The connection between the two incidents coincidentally comes from the fact that NFL V.P. of game operations Mike Kensil’s name appears at the bottom of the email sent Wednesday to all teams regarding the 2015 Video Board and Crowd Noise Policies.
Per a source with knowledge of the pre-existing rules, the email reflects no new provisions or procedures. But the reminder regarding the policies regarding the use of sound and video during a game carry a little more weight this year given that the Falcons deliberately defied the rules — and were caught doing it.

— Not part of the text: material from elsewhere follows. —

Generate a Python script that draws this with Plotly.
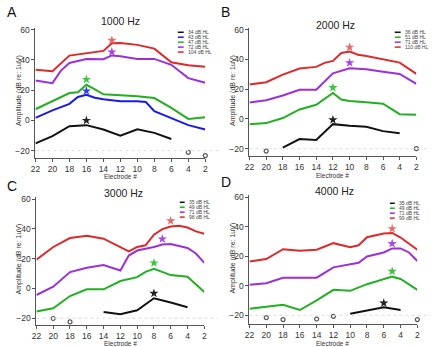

The Falcons ultimately lost a fifth-round draft pick in 2016 and paid a fine of $350,000 for the infraction, a penalty that doesn’t really seem to provide much of a deterrent given the potential benefits of disrupting the opposing offense with a level of noise that removes its inherent advantage of hearing the snap count.

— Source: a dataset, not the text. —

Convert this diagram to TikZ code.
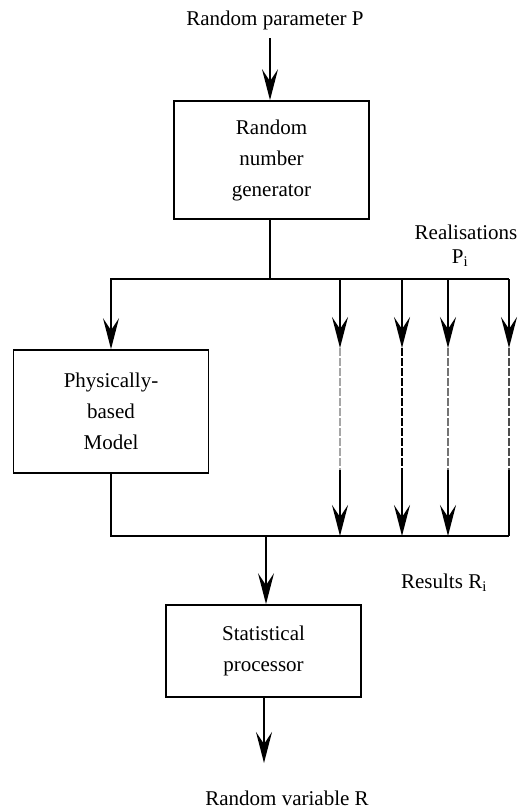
\documentclass[tikz,border=0pt]{standalone}
\usepackage{fontspec}
\setmainfont{Liberation Serif}
\usetikzlibrary{arrows.meta}
\begin{document}
\begin{tikzpicture}[x=1pt, y=-1pt, line width=1.7pt,
    lbl/.style={font=\fontsize{21}{31}\selectfont, inner sep=0pt},
    box/.style={draw, lbl, line width=1.7pt, align=center, minimum width=195pt},
    flow/.style={-{Stealth[length=31pt, width=16pt, inset=12pt]}}]
  \useasboundingbox (0,0) rectangle (526,812);
  \node (param) at (275,20) [lbl] {Random parameter P};
  \node (rng) at (271.5,160) [box, minimum height=118pt] {Random\\number\\generator};
  \node (phys) at (111,411.5) [box, minimum height=123pt] {Physically-\\based\\Model};
  \node (stat) at (263.5,651) [box, minimum height=92pt] {Statistical\\processor};
  \node (real) at (466,232) [lbl] {Realisations};
  \node (pi) at (460,258) [lbl] {P\textsubscript{i}};
  \node (res) at (444,583) [lbl] {Results R\textsubscript{i}};
  \node (out) at (287,798) [lbl] {Random variable R};
  \coordinate (start) at (270,38);
  \coordinate (split) at (270,279);
  \coordinate (splitR) at (509,279);
  \coordinate (merge) at (266,536);
  \coordinate (mergeR) at (509,536);
  \coordinate (tip) at (264,763);
  \draw[flow] (start) -- (rng.north -| start);
  \draw (rng.south -| split) -- (split);
  \draw[flow] (split) -| (phys.north);
  \draw (split) -- (splitR);
  \draw (phys.south) |- (mergeR);
  \draw[flow] (merge) -- (stat.north -| merge);
  \draw[flow] (stat.south -| tip) -- (tip);
  %parallel realisations: arrow, dashed part, arrow
  \foreach \x/\c/\n in {340/black!35/1, 402/black/2, 448/black!55/3, 509/black!70/4} {
    \coordinate (a\n) at (\x,279);
    \coordinate (b\n) at (\x,348);
    \coordinate (c\n) at (\x,470);
    \coordinate (d\n) at (\x,536);
    \draw[flow] (a\n) -- (b\n);
    \draw[\c, line width=2pt, dash pattern=on 8pt off 2pt] (b\n) -- (c\n);
  }
  \foreach \n in {1,2,3} \draw[flow] (c\n) -- (d\n);
  \draw (c4) -- (d4);
\end{tikzpicture}
\end{document}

Owner Arthur Blank has explained that the Patriots faced a much greater punishment for what arguably was a lesser infraction because they “failed to acknowledge” what they had done. Of course, the difference is that the Patriots denied deflating footballs — and the evidence of their guilt is far less compelling than the evidence against the Falcons, which was sufficiently clear that they didn’t even try to deny it.

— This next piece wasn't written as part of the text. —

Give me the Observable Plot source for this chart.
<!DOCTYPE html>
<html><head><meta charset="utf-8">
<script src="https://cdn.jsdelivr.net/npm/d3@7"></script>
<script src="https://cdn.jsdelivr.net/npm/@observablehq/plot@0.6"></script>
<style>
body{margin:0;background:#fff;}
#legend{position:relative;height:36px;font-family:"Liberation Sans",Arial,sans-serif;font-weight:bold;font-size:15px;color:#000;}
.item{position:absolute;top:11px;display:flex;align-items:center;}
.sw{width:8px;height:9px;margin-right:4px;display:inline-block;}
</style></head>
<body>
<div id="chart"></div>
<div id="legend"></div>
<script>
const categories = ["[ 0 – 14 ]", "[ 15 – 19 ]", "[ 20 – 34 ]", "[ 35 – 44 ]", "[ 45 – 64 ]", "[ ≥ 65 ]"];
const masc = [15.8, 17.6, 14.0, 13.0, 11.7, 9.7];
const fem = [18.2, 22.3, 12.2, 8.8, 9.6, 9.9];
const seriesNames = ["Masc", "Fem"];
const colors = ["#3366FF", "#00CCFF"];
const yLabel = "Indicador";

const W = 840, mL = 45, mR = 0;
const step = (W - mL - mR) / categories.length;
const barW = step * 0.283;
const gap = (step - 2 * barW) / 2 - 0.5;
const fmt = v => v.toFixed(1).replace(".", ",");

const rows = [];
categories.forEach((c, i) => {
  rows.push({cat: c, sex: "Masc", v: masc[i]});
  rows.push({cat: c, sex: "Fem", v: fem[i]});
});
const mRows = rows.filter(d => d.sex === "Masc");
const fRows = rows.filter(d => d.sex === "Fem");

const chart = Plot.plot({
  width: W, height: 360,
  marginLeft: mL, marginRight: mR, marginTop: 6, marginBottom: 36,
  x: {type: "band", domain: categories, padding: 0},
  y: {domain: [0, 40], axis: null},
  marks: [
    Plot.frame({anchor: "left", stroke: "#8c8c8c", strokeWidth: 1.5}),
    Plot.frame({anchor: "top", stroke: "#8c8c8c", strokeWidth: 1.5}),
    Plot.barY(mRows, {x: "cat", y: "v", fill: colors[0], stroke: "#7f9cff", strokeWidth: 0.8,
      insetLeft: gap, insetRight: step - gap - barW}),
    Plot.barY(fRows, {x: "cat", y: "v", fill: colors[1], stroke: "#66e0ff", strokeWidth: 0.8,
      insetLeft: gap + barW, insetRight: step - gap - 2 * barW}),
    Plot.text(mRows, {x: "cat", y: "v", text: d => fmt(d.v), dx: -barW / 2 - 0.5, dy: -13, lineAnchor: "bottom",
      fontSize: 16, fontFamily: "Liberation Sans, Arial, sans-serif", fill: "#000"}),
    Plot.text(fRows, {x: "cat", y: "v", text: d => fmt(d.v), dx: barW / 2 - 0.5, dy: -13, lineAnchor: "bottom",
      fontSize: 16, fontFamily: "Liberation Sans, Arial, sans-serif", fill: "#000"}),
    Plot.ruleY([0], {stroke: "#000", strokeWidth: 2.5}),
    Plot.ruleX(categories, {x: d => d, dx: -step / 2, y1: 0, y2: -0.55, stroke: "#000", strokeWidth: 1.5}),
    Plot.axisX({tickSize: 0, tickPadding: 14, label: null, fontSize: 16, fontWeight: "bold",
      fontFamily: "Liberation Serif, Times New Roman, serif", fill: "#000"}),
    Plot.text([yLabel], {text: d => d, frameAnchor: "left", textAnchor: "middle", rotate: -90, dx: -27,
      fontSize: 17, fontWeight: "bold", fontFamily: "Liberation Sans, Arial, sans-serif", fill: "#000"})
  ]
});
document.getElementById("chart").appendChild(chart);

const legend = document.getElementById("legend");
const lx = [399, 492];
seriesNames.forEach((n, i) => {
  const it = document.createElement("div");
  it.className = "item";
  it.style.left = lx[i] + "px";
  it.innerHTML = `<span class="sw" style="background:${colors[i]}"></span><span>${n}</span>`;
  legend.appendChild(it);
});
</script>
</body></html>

Still, with the punishment being a future late-round pick, a mid-six-figure fine, and a three-month suspension for the team CEO from a voluntary committee but not from his job, other teams may be tempted to roll the dice on cranking up the decibels in the hopes of getting an advantage. Then again, without a well-connected CEO who possibly lobbied the league office to go easy on the Falcons, the next team to be caught using artificial crowd noise could end up facing the kind of punishment that would serve as a much stronger deterrent moving forward.